When I went into the care settings I found what I looked for – individual human beings who might like to talk to me. I also found more. A place that was run by over-worked, publicly under-appreciated, amazing human beings who, with their clients, made the protected space of the day care centre one of the most kindly human environments I have ever been in.
Short-term memory loss strips a person of their pretences. As a so-called “healthy” person engaging with the “ill” person, you have to be able to take directness and honesty, but once you put aside your own fears and assumptions, there is so much to learn about slowing down and ‘being in the moment’ alongside fellow human beings.
The language of fear and deficits that surround the very ring of “Alzheimer’s” and “Dementia” is the burden society inflicts on the sufferers on top the trials of their disease.

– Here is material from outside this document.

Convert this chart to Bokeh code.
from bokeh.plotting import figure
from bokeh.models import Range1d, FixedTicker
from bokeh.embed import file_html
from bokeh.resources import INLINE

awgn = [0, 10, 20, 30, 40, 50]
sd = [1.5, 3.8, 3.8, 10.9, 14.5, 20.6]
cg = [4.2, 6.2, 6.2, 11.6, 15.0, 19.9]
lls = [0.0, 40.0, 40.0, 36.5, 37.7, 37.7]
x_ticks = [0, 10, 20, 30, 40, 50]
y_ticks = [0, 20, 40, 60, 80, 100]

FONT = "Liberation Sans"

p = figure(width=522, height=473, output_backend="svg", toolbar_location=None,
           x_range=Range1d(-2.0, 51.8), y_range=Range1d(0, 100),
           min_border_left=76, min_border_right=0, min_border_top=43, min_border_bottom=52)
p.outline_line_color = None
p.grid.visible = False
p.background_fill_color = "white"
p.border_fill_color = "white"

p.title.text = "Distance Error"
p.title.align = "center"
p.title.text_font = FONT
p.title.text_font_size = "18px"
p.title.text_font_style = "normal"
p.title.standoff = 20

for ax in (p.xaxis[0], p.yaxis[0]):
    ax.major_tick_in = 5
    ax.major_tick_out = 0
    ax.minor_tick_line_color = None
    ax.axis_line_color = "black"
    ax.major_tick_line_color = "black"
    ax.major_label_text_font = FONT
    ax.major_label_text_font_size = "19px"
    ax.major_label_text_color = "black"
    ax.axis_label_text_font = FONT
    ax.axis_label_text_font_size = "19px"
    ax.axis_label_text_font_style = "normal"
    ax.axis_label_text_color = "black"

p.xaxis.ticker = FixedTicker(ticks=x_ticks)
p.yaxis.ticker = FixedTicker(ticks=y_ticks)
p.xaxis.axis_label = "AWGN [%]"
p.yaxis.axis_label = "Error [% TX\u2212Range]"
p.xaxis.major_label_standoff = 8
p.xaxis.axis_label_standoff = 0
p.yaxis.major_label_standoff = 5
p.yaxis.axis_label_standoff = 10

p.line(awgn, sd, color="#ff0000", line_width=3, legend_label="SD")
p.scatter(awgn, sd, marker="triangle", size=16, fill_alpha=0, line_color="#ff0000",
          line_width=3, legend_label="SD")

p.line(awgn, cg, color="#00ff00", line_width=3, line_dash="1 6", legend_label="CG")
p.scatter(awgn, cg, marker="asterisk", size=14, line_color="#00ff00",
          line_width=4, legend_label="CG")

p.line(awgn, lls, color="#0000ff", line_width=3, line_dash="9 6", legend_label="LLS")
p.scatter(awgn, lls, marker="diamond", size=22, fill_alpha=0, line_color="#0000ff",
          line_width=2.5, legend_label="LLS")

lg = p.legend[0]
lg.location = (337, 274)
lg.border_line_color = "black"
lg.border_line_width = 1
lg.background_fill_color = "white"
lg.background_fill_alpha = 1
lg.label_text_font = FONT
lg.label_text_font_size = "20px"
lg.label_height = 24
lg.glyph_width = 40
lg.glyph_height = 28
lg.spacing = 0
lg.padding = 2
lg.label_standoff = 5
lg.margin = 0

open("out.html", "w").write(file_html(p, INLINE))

It was my experience that the benefit of taking the time to sit alongside and engage over memories and stories with patients labouring under the condition didn’t just help dispel the isolation that makes this disease all the more awful; it did a lot to dispelled my own fears too.

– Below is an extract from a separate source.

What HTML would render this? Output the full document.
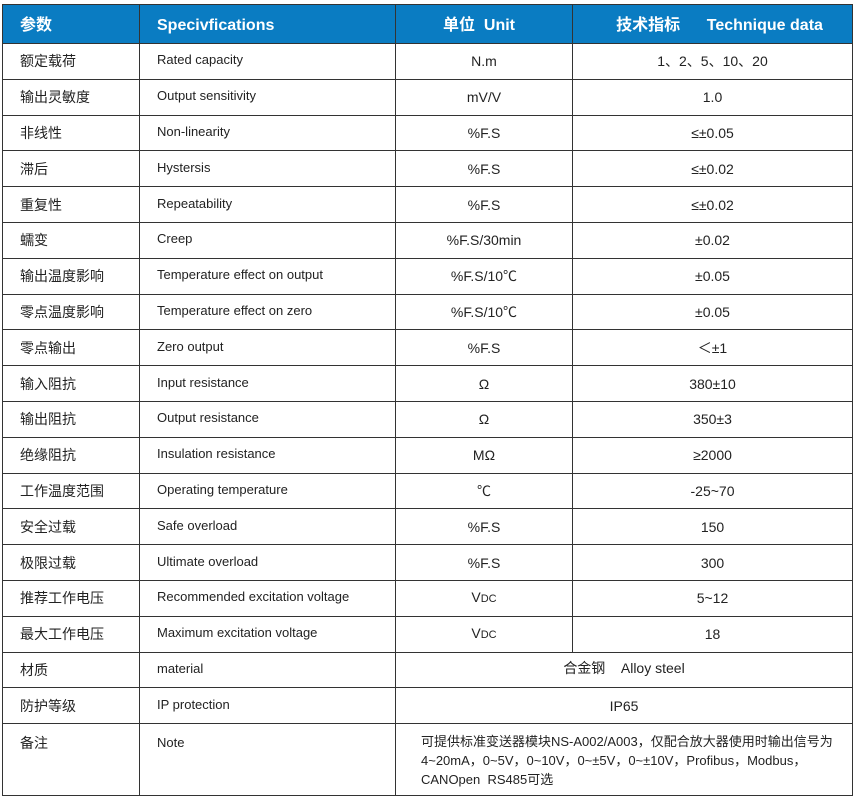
<!DOCTYPE html>
<html><head><meta charset="utf-8"><style>
body{margin:0;background:#fff;width:854px;height:799px;overflow:hidden;font-family:"Liberation Sans","Noto Sans CJK SC",sans-serif;color:#222}
table{position:absolute;left:2px;top:4px;border-collapse:collapse;table-layout:fixed;width:850px}
td{border:1px solid #333;height:34.8px;padding:0;font-size:14px;line-height:18px;vertical-align:middle}
tr.h td{background:#0a7cc2;color:#fff;font-weight:bold;font-size:16px;height:35px;padding-top:3px;border-color:#333}
td.c1{padding-left:17px}
td.c2{padding-left:17px;font-size:13px}
td.c3,td.c4{text-align:center}
td.c2 span{position:relative;top:-1px}
</style></head><body>
<table>
<colgroup><col style="width:137px"><col style="width:256px"><col style="width:177px"><col style="width:280px"></colgroup>
<tr class="h"><td class="c1">参数</td><td class="c2" style="font-size:16px">Specivfications</td><td class="c3" style="padding-right:10px">单位&nbsp;&nbsp;Unit</td><td class="c4" style="padding-left:14px">技术指标&nbsp;&nbsp;&nbsp;&nbsp;&nbsp;&nbsp;Technique data</td></tr>
<tr><td class="c1">额定载荷</td><td class="c2"><span>Rated capacity</span></td><td class="c3">N.m</td><td class="c4">1、2、5、10、20</td></tr>
<tr><td class="c1">输出灵敏度</td><td class="c2"><span>Output sensitivity</span></td><td class="c3">mV/V</td><td class="c4">1.0</td></tr>
<tr><td class="c1">非线性</td><td class="c2"><span>Non-linearity</span></td><td class="c3">%F.S</td><td class="c4">≤±0.05</td></tr>
<tr><td class="c1">滞后</td><td class="c2"><span>Hystersis</span></td><td class="c3">%F.S</td><td class="c4">≤±0.02</td></tr>
<tr><td class="c1">重复性</td><td class="c2"><span>Repeatability</span></td><td class="c3">%F.S</td><td class="c4">≤±0.02</td></tr>
<tr><td class="c1">蠕变</td><td class="c2"><span>Creep</span></td><td class="c3">%F.S/30min</td><td class="c4">±0.02</td></tr>
<tr><td class="c1">输出温度影响</td><td class="c2"><span>Temperature effect on output</span></td><td class="c3">%F.S/10℃</td><td class="c4">±0.05</td></tr>
<tr><td class="c1">零点温度影响</td><td class="c2"><span>Temperature effect on zero</span></td><td class="c3">%F.S/10℃</td><td class="c4">±0.05</td></tr>
<tr><td class="c1">零点输出</td><td class="c2"><span>Zero output</span></td><td class="c3">%F.S</td><td class="c4">＜±1</td></tr>
<tr><td class="c1">输入阻抗</td><td class="c2"><span>Input resistance</span></td><td class="c3">Ω</td><td class="c4">380±10</td></tr>
<tr><td class="c1">输出阻抗</td><td class="c2"><span>Output resistance</span></td><td class="c3">Ω</td><td class="c4">350±3</td></tr>
<tr><td class="c1">绝缘阻抗</td><td class="c2"><span>Insulation resistance</span></td><td class="c3">MΩ</td><td class="c4">≥2000</td></tr>
<tr><td class="c1">工作温度范围</td><td class="c2"><span>Operating temperature</span></td><td class="c3">℃</td><td class="c4">-25~70</td></tr>
<tr><td class="c1">安全过载</td><td class="c2"><span>Safe overload</span></td><td class="c3">%F.S</td><td class="c4">150</td></tr>
<tr><td class="c1">极限过载</td><td class="c2"><span>Ultimate overload</span></td><td class="c3">%F.S</td><td class="c4">300</td></tr>
<tr><td class="c1">推荐工作电压</td><td class="c2"><span>Recommended excitation voltage</span></td><td class="c3">V<span style="font-size:11px">DC</span></td><td class="c4">5~12</td></tr>
<tr><td class="c1">最大工作电压</td><td class="c2"><span>Maximum excitation voltage</span></td><td class="c3">V<span style="font-size:11px">DC</span></td><td class="c4">18</td></tr>
<tr><td class="c1">材质</td><td class="c2"><span>material</span></td><td class="c3" colspan="2"><span style="position:relative;top:-2px">合金钢&nbsp;&nbsp;&nbsp;&nbsp;Alloy steel</span></td></tr>
<tr><td class="c1">防护等级</td><td class="c2"><span>IP protection</span></td><td class="c3" colspan="2">IP65</td></tr>
<tr><td class="c1" style="height:61px;vertical-align:top;padding-top:10px">备注</td><td class="c2" style="vertical-align:top;padding-top:10px">Note</td><td colspan="2" style="font-size:13px;line-height:19px;padding-left:25px;padding-top:8px;height:63px;vertical-align:top">可提供标准变送器模块NS-A002/A003，仅配合放大器使用时输出信号为<br>4~20mA，0~5V，0~10V，0~±5V，0~±10V，Profibus，Modbus，<br>CANOpen&nbsp;&nbsp;RS485可选</td></tr>
</table>
</body></html>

There is so much more that can be said and learnt and done. In the meantime I will always cherish the hours I spent around the table with those most charming of companions, my ladies of the Scotswood Road, as they shared with me vivid glimpses of childhood before the First World War and after, of meeting boys’ eyes in the Bradford Barn dance at the Oxford Galleries; and memories of the gingered-haired brother with the grand singing voice, and summers dancing in the back yard, listening to the radio with the kitchen door open and setting the budgies fluttering in their cage.
Their generosity, courage and laughter remain my most vivid impression. Why are you spending time with ‘old gadges’ like us? They once asked me. My answer remains the same I told them: I can only aspire to become such an ‘old gadge’ myself one day.